Just about everyone you know has some sort of social media. Whether it be Facebook, Pinterest, LinkedIn, Twitter, and so on. A lot of people use social media for personal reasons. But as the world of social media grows, so does it’s uses.

More and more businesses and organizations are utilizing this outbreak of social media to their advantage. They are using it for brand recognition, brand awareness, and promotion among other things. But how can social media be useful to those in the world of public realtions? and is social media changing the game for good?

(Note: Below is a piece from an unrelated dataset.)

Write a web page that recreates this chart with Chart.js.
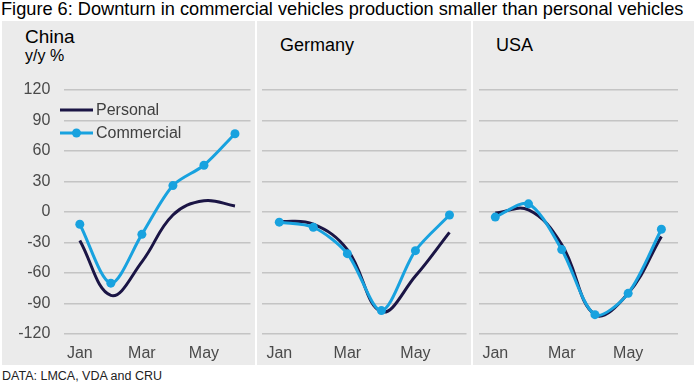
<!DOCTYPE html>
<html>
<head>
<meta charset="utf-8">
<script src="https://cdn.jsdelivr.net/npm/chart.js@4"></script>
<style>
  html, body { margin:0; padding:0; background:#ffffff; width:698px; height:385px; overflow:hidden; font-family:"Liberation Sans", Arial, sans-serif; }
  #bg { position:absolute; left:2px; top:21px; width:692px; height:344px; background:#ebebeb; }
  .sep { position:absolute; top:21px; width:2px; height:344px; background:#ffffff; }
  canvas { position:absolute; top:0; }
  .txt { position:absolute; white-space:nowrap; color:#000; }
</style>
</head>
<body>
<div id="bg"></div>
<div class="sep" style="left:255px"></div>
<div class="sep" style="left:471px"></div>
<div class="txt" style="left:1px; top:-1px; font-size:18.2px; line-height:20px;">Figure 6: Downturn in commercial vehicles production smaller than personal vehicles</div>
<div class="txt" style="left:25px; top:26px; font-size:19px; line-height:22px;">China</div>
<div class="txt" style="left:25px; top:47px; font-size:16px; line-height:18px;">y/y %</div>
<div class="txt" style="left:280px; top:35px; font-size:18px; line-height:20px;">Germany</div>
<div class="txt" style="left:496px; top:35px; font-size:18px; line-height:20px;">USA</div>
<div class="txt" style="left:2px; top:369px; font-size:12.5px; line-height:15px; color:#222;">DATA: LMCA, VDA and CRU</div>

<canvas id="c1" width="253" height="385" style="left:2px;width:253px;height:385px"></canvas>
<canvas id="c2" width="215" height="385" style="left:256px;width:215px;height:385px"></canvas>
<canvas id="c3" width="222" height="385" style="left:472px;width:222px;height:385px"></canvas>

<script>
// ---- data ----
const months = ['Jan','Feb','Mar','Apr','May','Jun'];
const tickLabels = ['Jan','','Mar','','May',''];
const yTickValues = [-120,-90,-60,-30,0,30,60,90,120];
const seriesNames = ['Personal','Commercial'];

const chinaPersonal     = [-28, -82, -49, -3, 11, 6];
const chinaCommercial   = [-12, -70, -22, 26, 46, 77];
const germanyPersonal   = [-9, -12, -37, -98, -63, -20];
const germanyCommercial = [-10, -15, -41, -97, -38, -3];
const usaPersonal       = [-1, 2, -32, -101, -80, -24];
const usaCommercial     = [-5, 8, -37, -101, -80, -17];

// ---- styles ----
const colPersonal = '#1b1545';
const colCommercial = '#18a2df';
const gridCol = '#c4c4c4';
const tickCol = '#4a4a4a';
const FONT = '"Liberation Sans", Arial, sans-serif';

function datasets(p, c) {
  return [
    { label: seriesNames[0], data: p, borderColor: colPersonal, backgroundColor: colPersonal,
      borderWidth: 3, pointRadius: 0, pointHoverRadius: 0, tension: 0.4, order: 2 },
    { label: seriesNames[1], data: c, borderColor: colCommercial, backgroundColor: colCommercial,
      borderWidth: 3, pointRadius: 4.5, pointBorderWidth: 0, tension: 0.3, order: 1 }
  ];
}

const legendPlugin = {
  id: 'innerLegend',
  afterDraw(chart) {
    if (!chart.options.plugins.innerLegend || !chart.options.plugins.innerLegend.show) return;
    const ctx = chart.ctx;
    const items = chart.data.datasets;
    const x0 = 58, x1 = 91, ys = [110, 133];
    ctx.save();
    items.forEach((ds, i) => {
      ctx.strokeStyle = ds.borderColor;
      ctx.lineWidth = 3;
      ctx.beginPath(); ctx.moveTo(x0, ys[i]); ctx.lineTo(x1, ys[i]); ctx.stroke();
      if (ds.pointRadius > 0) {
        ctx.fillStyle = ds.backgroundColor;
        ctx.beginPath(); ctx.arc((x0 + x1) / 2, ys[i], 4.5, 0, Math.PI * 2); ctx.fill();
      }
      ctx.fillStyle = '#404040';
      ctx.font = '16px ' + FONT;
      ctx.textBaseline = 'middle';
      ctx.fillText(ds.label, x1 + 3, ys[i] + 1);
    });
    ctx.restore();
  }
};

function makeChart(id, p, c, opts) {
  return new Chart(document.getElementById(id), {
    type: 'line',
    data: { labels: months, datasets: datasets(p, c) },
    plugins: [legendPlugin],
    options: {
      responsive: false,
      animation: false,
      events: [],
      layout: { padding: { top: 90, left: opts.padLeft, right: opts.padRight, bottom: 0 } },
      plugins: { legend: { display: false }, tooltip: { enabled: false },
                 innerLegend: { show: !!opts.legend } },
      scales: {
        x: {
          offset: true,
          grid: { display: false, drawTicks: false },
          border: { display: false },
          ticks: {
            autoSkip: false, maxRotation: 0, padding: 10, color: tickCol,
            font: { family: FONT, size: 16 },
            callback: (v, i) => tickLabels[i]
          },
          afterFit: s => { s.height = 51; }
        },
        y: {
          min: -120, max: 120,
          afterBuildTicks: s => { s.ticks = yTickValues.map(v => ({ value: v })); },
          grid: { color: gridCol, lineWidth: 1.5, drawTicks: false },
          border: { display: false },
          ticks: {
            display: !!opts.yLabels, padding: 14, color: tickCol,
            font: { family: FONT, size: 16 }
          },
          afterFit: s => { s.width = opts.yWidth; }
        }
      }
    }
  });
}

makeChart('c1', chinaPersonal, chinaCommercial, { padLeft: 0, padRight: 0.5, yWidth: 62.3, yLabels: true, legend: true });
makeChart('c2', germanyPersonal, germanyCommercial, { padLeft: 2.5, padRight: 2.5, yWidth: 0 });
makeChart('c3', usaPersonal, usaCommercial, { padLeft: 2, padRight: 16, yWidth: 0 });
</script>
</body>
</html>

Social media allows for a constant cycle of information. Companies have became aware of this. So, they have become more customer oriented. According to’s article ‘5 ways Social Media has Changed Public Relations’, “social media compelled many brands to start focusing more on their customers, and building positive relationships. Customers can always go on Twitter and Facebook to sound off about bad customer experiences. This forces companies to resolve issues speedily to avoid a PR crisis.”  The use of social media allows companies to quickly hear about a problem or talk about products and services efficiently.

What’s more important than money, am I right? Just kidding-there are a lot of things more important than money. But, in the business world, the word  “free” is a favorite. Social media, most of it anyway, is free of charge. In the past, PR firms usually only worked with politicians or larger corporations that had the funds for major brand management. But today, even the smallest businesses can afford to hire someone to mange their social media. I mean, all a company really needs is a college student majoring in journalism, PR, communications, or marketing to mange the social media, right? On a small scale, yes.

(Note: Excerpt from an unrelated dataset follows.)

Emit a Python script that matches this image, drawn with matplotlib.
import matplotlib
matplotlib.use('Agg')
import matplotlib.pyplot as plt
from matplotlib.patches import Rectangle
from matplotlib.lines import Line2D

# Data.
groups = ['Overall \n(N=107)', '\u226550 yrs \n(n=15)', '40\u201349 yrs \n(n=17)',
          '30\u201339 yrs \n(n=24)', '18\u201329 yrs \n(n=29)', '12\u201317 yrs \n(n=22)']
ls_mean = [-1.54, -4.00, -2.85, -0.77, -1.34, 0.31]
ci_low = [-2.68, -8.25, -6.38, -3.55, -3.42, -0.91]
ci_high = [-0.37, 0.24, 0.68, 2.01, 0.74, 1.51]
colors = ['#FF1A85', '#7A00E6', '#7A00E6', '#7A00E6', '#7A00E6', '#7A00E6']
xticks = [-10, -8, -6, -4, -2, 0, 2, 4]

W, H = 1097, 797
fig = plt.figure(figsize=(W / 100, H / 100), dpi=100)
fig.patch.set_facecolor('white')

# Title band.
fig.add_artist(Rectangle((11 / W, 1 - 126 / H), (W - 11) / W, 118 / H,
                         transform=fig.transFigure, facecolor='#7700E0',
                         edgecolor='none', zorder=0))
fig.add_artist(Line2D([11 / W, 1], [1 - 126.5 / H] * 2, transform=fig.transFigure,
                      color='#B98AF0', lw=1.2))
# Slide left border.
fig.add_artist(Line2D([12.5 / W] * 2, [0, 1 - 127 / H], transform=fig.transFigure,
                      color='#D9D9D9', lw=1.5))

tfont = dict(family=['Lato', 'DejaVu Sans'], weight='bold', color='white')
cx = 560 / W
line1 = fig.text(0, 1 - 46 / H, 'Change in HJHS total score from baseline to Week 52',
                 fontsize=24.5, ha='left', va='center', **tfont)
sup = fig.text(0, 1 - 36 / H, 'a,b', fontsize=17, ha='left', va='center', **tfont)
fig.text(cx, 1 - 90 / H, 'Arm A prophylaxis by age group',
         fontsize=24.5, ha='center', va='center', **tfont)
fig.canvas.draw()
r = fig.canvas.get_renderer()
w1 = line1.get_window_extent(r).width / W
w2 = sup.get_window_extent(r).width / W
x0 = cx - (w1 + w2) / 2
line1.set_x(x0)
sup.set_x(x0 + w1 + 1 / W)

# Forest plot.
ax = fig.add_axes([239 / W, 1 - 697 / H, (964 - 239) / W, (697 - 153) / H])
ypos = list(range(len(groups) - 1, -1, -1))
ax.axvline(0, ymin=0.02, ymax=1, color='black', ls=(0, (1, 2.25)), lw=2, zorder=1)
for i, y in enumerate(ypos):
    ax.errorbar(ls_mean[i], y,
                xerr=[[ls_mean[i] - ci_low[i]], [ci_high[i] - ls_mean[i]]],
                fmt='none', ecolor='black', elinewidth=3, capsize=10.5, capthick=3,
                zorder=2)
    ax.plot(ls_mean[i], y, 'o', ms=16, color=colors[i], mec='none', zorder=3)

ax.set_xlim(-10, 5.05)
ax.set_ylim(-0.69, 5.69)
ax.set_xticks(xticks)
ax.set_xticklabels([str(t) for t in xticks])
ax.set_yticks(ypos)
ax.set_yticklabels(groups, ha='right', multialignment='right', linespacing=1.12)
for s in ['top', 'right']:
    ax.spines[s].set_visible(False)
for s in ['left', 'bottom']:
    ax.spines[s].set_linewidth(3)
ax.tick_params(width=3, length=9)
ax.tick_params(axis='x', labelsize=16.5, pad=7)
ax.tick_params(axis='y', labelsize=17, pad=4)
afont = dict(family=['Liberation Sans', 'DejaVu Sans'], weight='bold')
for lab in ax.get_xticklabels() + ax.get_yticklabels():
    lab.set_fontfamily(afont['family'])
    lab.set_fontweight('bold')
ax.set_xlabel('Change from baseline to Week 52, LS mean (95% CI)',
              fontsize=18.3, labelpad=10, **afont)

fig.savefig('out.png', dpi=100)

According to the article ‘Seven Ways Social Media Changed PR’ on, “Of the PRs surveyed, 82% indicated that social media has changed the work they do to some extent.” Practicers still write press releases, and pitch stories, however, social media has made them do a bit more. They now have to build an online persona for companies. They then must maintain that persona and communicate the the feelings the company wants consumers to have.

The internet never sleeps. Tweets, photos, and updates are being posted 24 hours a day, seven days a week, all over the world. But how does this affect PR? Well, social media allows for brands to engage consumers on many different platforms, whenever they want. But is this helpful or hurtful? Easy. Both. If a customer tweets at a company, they expect a reply quickly especially if it is a complaint. If a company doesn’t respond fast enough, they will get mad. However, social media allows companies to engage with consumers on a positive note as well. Wendy’s for example, provides sassy humor to their customers when they tweet at them. People tweet at Wendy’s just to get roasted by them, for pure entertainment. This creates bond and an image.

It’s stuff like that, that changed the way PR is due to social media. Some practitioners may hate the new digital age, but, social media is huge part of today’s society. With more and more people getting involved with it each day, it’s in a companies best interest to have social media and to be active on it. Social media has, and probably will continue to change the world of PR as we know it.